The Learned Counsel for the Petitioner Companies submitted that the rationale mentioned in the Scheme were as under:
(i) The Demerged Company is India’s biggest conglomerate with interests in multiple businesses. One amongst the multiple businesses carried on by the Demerged Company is the Financial Services Business (as defined hereinafter) which is carried on by the Demerged Company directly and through its subsidiaries and joint ventures.
(ii) Further growth and expansion of the Financial Services Business would require differentiated strategy aligned to its industry specific risks, market dynamics and growth trajectory.
(iii) The nature and competition involved in the financial services business is distinct from the other businesses and it is capable of attracting a different set of investors, strategic partners, lenders and other stakeholders.

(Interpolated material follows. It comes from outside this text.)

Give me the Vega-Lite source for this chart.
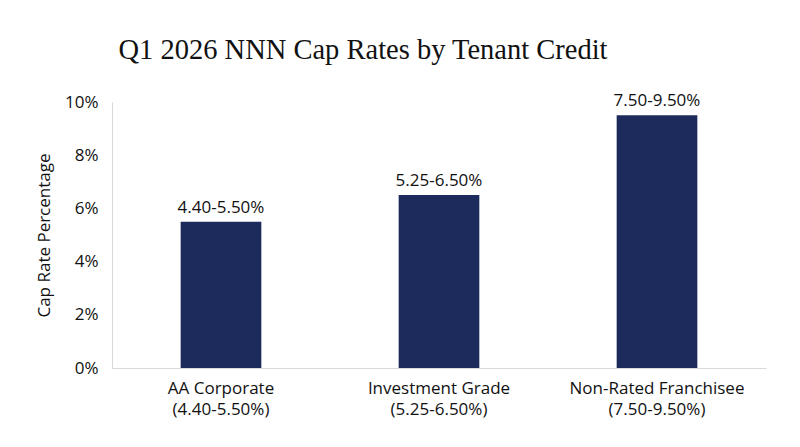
{
  "$schema": "https://vega.github.io/schema/vega-lite/v6.json",
  "width": 654,
  "height": 266,
  "autosize": {"type": "none"},
  "padding": {"left": 112, "top": 102, "right": 34, "bottom": 79},
  "background": "white",
  "title": {
    "text": "Q1 2026 NNN Cap Rates by Tenant Credit",
    "font": "Liberation Serif",
    "fontSize": 28.5,
    "fontWeight": "normal",
    "color": "#111111",
    "anchor": "middle",
    "baseline": "alphabetic",
    "dx": -76,
    "offset": 5
  },
  "data": {
    "values": [
      {"tenant": "AA Corporate|(4.40-5.50%)", "rate": 5.5, "range": "4.40-5.50%"},
      {"tenant": "Investment Grade|(5.25-6.50%)", "rate": 6.5, "range": "5.25-6.50%"},
      {"tenant": "Non-Rated Franchisee|(7.50-9.50%)", "rate": 9.5, "range": "7.50-9.50%"}
    ]
  },
  "encoding": {
    "x": {
      "field": "tenant",
      "type": "nominal",
      "sort": null,
      "scale": {"paddingInner": 0.63, "paddingOuter": 0.315},
      "axis": {
        "title": null,
        "labelAngle": 0,
        "labelExpr": "split(datum.label, '|')",
        "labelLineHeight": 21,
        "labelPadding": 12,
        "ticks": false,
        "domainColor": "#d9d9d9"
      }
    },
    "y": {
      "field": "rate",
      "type": "quantitative",
      "scale": {"domain": [0, 10]},
      "axis": {
        "title": "Cap Rate Percentage",
        "values": [0, 2, 4, 6, 8, 10],
        "labelExpr": "datum.value + '%'",
        "grid": false,
        "ticks": false,
        "labelPadding": 14,
        "titlePadding": 11,
        "domainColor": "#d9d9d9"
      }
    }
  },
  "layer": [
    {"mark": {"type": "bar", "color": "#1c2b5b"}},
    {
      "mark": {"type": "text", "baseline": "bottom", "dy": -5, "fontSize": 17, "font": "Open Sans", "color": "#111111"},
      "encoding": {"text": {"field": "range"}}
    }
  ],
  "config": {
    "view": {"stroke": null},
    "font": "Open Sans",
    "axis": {
      "labelFont": "Open Sans",
      "labelFontSize": 17,
      "labelColor": "#111111",
      "titleFont": "Open Sans",
      "titleFontSize": 17,
      "titleFontWeight": "normal",
      "titleColor": "#111111"
    }
  }
}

(iv) The following benefits shall accrue on demerger of the Financial Services Business:
(a) creation of an independent company focusing exclusively on financial services and exploring opportunities in the said sector;
(b) the independent company can attract different sets of investors, strategic partners, lenders and other stakeholders having a specific interest in the financial services business;
(c) a financial services company can have a higher leverage (as compared to the Demerged Company) for its growth; and
(d) unlocking the value of the Demerged Undertaking for the shareholders of the Demerged Company.

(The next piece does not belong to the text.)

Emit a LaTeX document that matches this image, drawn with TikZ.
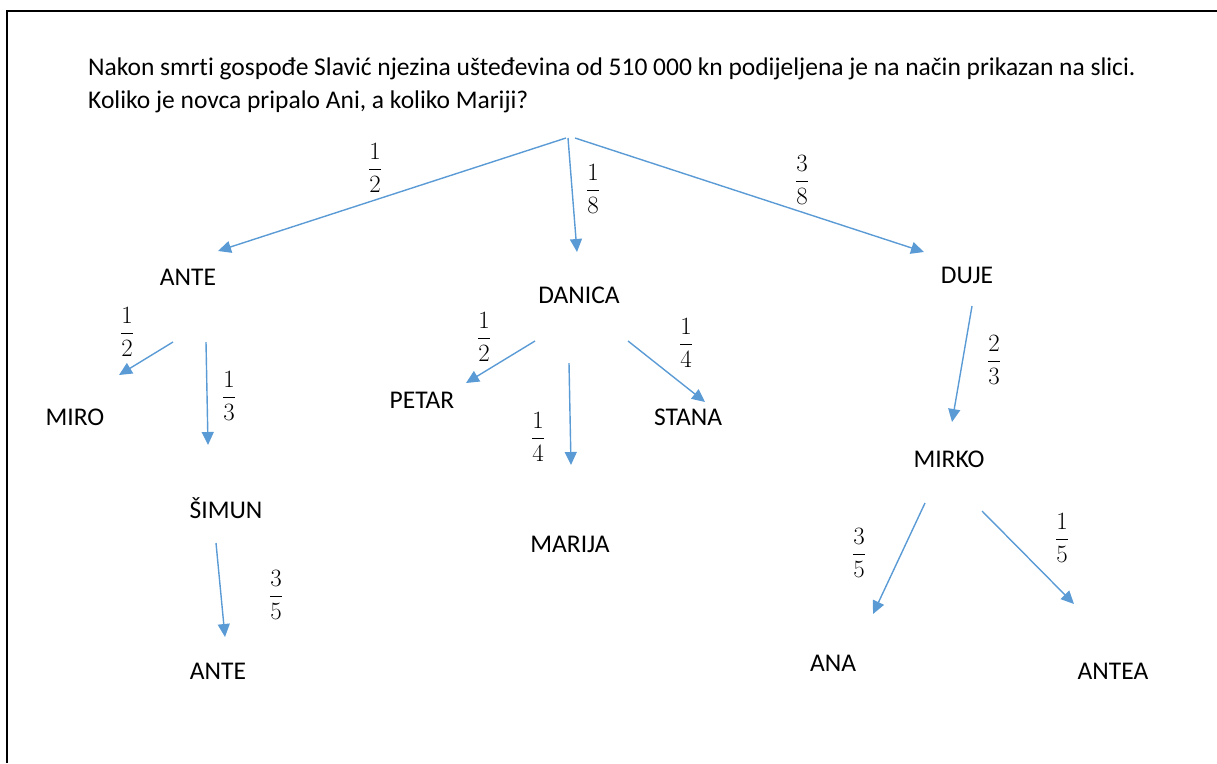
\documentclass[tikz,border=0pt]{standalone}
\usepackage{amsmath}
\usepackage{fontspec}
\setmainfont[Ligatures=NoCommon]{Carlito}
\usetikzlibrary{arrows.meta,calc}
\definecolor{arrowblue}{RGB}{91,155,213}
\tikzset{
  arr/.style={draw=arrowblue, line width=1.4pt, -{Triangle[length=13pt,width=12pt]}},
  personlabel/.style={anchor=base, inner sep=0pt, font=\fontsize{25.5}{30}\selectfont},
  fraclabel/.style={inner sep=0pt, font=\fontsize{27}{32}\selectfont},
  titletext/.style={anchor=base west, inner sep=0pt, font=\fontsize{25.5}{30}\selectfont}
}
\newcommand{\fr}[2]{$\dfrac{#1}{#2}$}
\begin{document}
\begin{tikzpicture}[x=1pt,y=-1pt]
\useasboundingbox (0,0) rectangle (1217,763);
% frame
\draw[line width=2pt] (7,763) -- (7,10.5) -- (1217,10.5);
% title
\node[titletext] (t1) at (88,75) {Nakon smrti gospođe Slavić njezina ušteđevina od 510 000 kn podijeljena je na način prikazan na slici.};
\node[titletext] (t2) at (88,108) {Koliko je novca pripalo Ani, a koliko Mariji?};
% names
\coordinate (root) at (568,138);
\node[personlabel] (ante) at (188,285) {ANTE};
\node[personlabel] (danica) at (579,303) {DANICA};
\node[personlabel] (duje) at (967,283) {DUJE};
\node[personlabel] (miro) at (75,425) {MIRO};
\node[personlabel] (simun) at (226,518) {ŠIMUN};
\node[personlabel] (ante2) at (218,679) {ANTE};
\node[personlabel] (petar) at (422,408) {PETAR};
\node[personlabel] (marija) at (570,552) {MARIJA};
\node[personlabel] (stana) at (688,425) {STANA};
\node[personlabel] (mirko) at (949,467) {MIRKO};
\node[personlabel] (ana) at (833,671) {ANA};
\node[personlabel] (antea) at (1113,679) {ANTEA};
% arrows
\draw[arr] ($(root)+(-2,0)$) -- ($(ante.base)+(30,-34)$);
\draw[arr] (root) -- ($(danica.base)+(-2,-51)$);
\draw[arr] ($(root)+(7,0)$) -- ($(duje.base)+(-43,-31)$);
\draw[arr] ($(ante.base)+(-15,57)$) -- ($(miro.base)+(44,-50)$);
\draw[arr] ($(ante.base)+(18,57)$) -- ($(simun.base)+(-18,-73)$);
\draw[arr] ($(simun.base)+(-10,25)$) -- ($(ante2.base)+(7,-42)$);
\draw[arr] ($(danica.base)+(-44,38)$) -- ($(petar.base)+(44,-25)$);
\draw[arr] ($(danica.base)+(-10,60)$) -- ($(marija.base)+(1,-87)$);
\draw[arr] ($(danica.base)+(49,38)$) -- ($(stana.base)+(17,-23)$);
\draw[arr] ($(duje.base)+(5,23)$) -- ($(mirko.base)+(3,-45)$);
\draw[arr] ($(mirko.base)+(-24,36)$) -- ($(ana.base)+(40,-57)$);
\draw[arr] ($(mirko.base)+(33,44)$) -- ($(antea.base)+(-39,-75)$);
% fractions
\node[fraclabel] (f1) at (375,168) {\fr{1}{2}};
\node[fraclabel] (f2) at (593,189) {\fr{1}{8}};
\node[fraclabel] (f3) at (802,180) {\fr{3}{8}};
\node[fraclabel] (f4) at (127,332) {\fr{1}{2}};
\node[fraclabel] (f5) at (229,396) {\fr{1}{3}};
\node[fraclabel] (f6) at (276,595) {\fr{3}{5}};
\node[fraclabel] (f7) at (484,337) {\fr{1}{2}};
\node[fraclabel] (f8) at (538,437) {\fr{1}{4}};
\node[fraclabel] (f9) at (686,343) {\fr{1}{4}};
\node[fraclabel] (f10) at (994,360) {\fr{2}{3}};
\node[fraclabel] (f11) at (859,553) {\fr{3}{5}};
\node[fraclabel] (f12) at (1062,538) {\fr{1}{5}};
\end{tikzpicture}
\end{document}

The Scheme was in the interests of all stakeholders of the Demerged Company and the Resulting Company.
While noting the submissions of the companies the bench of NCLT was of the view that Company Scheme Petition appeared to be fair and reasonable and was not violative of any provisions of law and was not contrary to public policy.

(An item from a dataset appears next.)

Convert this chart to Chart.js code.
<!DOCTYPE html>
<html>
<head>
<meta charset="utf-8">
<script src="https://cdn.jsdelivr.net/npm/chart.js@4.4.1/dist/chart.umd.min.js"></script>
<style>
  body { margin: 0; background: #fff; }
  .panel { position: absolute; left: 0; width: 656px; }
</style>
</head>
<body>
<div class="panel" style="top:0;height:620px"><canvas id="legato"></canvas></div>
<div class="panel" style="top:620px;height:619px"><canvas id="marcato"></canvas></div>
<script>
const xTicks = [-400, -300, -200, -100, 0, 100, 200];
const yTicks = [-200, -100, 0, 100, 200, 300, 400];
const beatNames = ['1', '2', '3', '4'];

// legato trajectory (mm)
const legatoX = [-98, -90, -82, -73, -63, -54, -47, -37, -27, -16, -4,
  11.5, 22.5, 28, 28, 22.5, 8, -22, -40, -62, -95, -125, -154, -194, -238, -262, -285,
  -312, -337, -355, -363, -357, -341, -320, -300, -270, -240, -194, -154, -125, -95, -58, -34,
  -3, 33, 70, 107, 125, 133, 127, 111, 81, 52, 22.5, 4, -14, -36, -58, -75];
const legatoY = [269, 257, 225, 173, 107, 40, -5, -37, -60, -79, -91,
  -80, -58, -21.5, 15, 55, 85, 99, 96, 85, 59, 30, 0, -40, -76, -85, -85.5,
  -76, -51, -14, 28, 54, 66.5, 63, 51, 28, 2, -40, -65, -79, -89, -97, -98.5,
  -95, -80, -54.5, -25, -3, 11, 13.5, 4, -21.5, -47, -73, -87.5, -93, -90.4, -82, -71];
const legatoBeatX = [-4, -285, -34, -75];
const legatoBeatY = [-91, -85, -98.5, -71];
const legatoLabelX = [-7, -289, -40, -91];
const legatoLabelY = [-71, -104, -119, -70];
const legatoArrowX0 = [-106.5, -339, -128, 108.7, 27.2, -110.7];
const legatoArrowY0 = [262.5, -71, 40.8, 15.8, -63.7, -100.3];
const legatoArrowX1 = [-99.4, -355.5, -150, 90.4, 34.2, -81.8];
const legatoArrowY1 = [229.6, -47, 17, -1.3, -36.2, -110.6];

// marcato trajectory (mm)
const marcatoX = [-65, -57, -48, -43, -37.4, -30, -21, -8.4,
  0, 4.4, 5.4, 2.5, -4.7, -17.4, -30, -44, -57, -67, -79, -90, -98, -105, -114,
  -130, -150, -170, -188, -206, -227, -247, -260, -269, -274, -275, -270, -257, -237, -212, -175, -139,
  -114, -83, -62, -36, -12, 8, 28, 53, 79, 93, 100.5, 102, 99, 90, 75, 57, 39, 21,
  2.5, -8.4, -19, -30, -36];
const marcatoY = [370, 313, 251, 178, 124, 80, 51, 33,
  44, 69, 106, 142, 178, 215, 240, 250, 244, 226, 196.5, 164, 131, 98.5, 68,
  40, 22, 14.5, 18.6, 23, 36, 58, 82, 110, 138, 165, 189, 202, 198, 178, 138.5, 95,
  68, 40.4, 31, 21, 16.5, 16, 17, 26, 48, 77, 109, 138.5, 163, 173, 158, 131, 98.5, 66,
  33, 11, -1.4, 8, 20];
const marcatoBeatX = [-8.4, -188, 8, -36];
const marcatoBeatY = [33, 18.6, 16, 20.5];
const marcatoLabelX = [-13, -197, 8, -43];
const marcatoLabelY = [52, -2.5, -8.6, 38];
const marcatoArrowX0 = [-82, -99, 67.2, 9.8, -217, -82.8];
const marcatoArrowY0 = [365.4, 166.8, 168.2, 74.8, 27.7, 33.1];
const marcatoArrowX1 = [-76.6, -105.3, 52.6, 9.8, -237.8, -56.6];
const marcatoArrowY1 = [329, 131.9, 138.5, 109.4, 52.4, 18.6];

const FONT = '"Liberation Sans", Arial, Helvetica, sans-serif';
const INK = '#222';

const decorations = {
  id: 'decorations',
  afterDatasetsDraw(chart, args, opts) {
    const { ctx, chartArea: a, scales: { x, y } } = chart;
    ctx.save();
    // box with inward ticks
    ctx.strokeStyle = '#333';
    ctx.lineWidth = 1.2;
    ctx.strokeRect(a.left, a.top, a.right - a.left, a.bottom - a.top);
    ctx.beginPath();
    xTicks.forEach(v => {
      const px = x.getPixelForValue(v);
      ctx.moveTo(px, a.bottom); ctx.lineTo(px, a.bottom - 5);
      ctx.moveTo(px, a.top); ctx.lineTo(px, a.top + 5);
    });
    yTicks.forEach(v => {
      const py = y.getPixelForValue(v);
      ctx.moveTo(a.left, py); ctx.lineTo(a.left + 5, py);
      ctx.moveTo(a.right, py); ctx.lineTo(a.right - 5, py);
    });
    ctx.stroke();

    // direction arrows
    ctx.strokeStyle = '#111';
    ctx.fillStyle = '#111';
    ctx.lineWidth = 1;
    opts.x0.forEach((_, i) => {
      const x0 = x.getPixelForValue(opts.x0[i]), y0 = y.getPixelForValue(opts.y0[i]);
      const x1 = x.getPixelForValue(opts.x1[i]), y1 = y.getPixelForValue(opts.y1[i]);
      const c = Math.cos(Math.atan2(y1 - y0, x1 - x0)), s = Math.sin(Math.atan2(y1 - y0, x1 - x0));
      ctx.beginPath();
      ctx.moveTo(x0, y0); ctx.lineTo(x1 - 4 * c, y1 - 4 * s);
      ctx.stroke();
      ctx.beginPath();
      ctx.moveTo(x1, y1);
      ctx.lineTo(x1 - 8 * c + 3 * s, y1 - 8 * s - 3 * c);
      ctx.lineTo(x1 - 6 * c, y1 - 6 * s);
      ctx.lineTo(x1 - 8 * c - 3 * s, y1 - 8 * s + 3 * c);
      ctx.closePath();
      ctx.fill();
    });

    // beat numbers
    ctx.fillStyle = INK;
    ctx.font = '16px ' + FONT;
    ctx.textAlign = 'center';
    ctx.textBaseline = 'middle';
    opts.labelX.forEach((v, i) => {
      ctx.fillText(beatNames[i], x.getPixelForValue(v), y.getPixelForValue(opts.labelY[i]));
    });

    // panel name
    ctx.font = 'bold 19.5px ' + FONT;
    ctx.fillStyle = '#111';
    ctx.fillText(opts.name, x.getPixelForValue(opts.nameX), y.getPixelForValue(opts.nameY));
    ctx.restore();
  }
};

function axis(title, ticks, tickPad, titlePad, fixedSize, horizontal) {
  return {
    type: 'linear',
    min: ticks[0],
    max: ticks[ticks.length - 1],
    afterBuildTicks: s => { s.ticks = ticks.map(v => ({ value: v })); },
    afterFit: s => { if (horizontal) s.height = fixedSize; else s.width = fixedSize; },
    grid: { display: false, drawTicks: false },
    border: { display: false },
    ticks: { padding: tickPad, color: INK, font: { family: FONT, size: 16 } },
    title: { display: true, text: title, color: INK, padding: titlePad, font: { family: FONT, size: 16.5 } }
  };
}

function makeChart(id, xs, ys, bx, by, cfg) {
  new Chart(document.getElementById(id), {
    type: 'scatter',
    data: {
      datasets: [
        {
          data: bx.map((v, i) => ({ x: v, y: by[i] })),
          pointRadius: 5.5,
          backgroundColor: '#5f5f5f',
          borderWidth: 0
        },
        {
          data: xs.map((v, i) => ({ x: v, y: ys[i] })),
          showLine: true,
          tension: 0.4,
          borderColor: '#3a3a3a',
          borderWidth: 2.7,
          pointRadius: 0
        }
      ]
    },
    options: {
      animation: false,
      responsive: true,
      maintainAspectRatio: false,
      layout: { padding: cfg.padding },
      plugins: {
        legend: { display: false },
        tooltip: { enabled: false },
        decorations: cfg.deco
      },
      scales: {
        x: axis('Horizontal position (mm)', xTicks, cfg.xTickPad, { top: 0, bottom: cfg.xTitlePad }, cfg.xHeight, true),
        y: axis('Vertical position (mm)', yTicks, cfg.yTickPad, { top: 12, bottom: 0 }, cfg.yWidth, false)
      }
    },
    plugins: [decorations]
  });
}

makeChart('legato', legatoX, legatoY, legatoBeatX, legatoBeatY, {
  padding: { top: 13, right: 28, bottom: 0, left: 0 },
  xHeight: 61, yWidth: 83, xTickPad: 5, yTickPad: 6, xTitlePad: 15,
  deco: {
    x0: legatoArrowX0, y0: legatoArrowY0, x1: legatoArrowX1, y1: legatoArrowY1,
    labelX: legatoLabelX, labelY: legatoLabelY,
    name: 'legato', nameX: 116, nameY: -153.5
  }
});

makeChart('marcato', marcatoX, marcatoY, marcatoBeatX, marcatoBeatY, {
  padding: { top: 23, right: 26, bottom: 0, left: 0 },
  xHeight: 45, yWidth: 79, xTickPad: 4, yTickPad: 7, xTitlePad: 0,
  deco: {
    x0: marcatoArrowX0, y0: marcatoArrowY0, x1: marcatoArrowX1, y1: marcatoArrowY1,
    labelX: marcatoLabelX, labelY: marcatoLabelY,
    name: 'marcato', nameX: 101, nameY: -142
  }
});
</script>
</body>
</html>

The NCLT ordered, “The Scheme is hereby sanctioned, with the Appointed Date fixed as closing business hours of 31 March, 2023 or such other date as may be approved by the Board of the First Petitioner Company and the Second Petitioner Company.”
The company added that, along with Reliance Strategic Investments Ltd, it will take necessary steps including fixing the record date for allotment and listing of equity shares of Reliance Strategic Investments.
In May, shareholders and creditors approved the spinoff of Reliance Strategic Investments Ltd, which is set to be renamed as ‘Jio Financial Services’.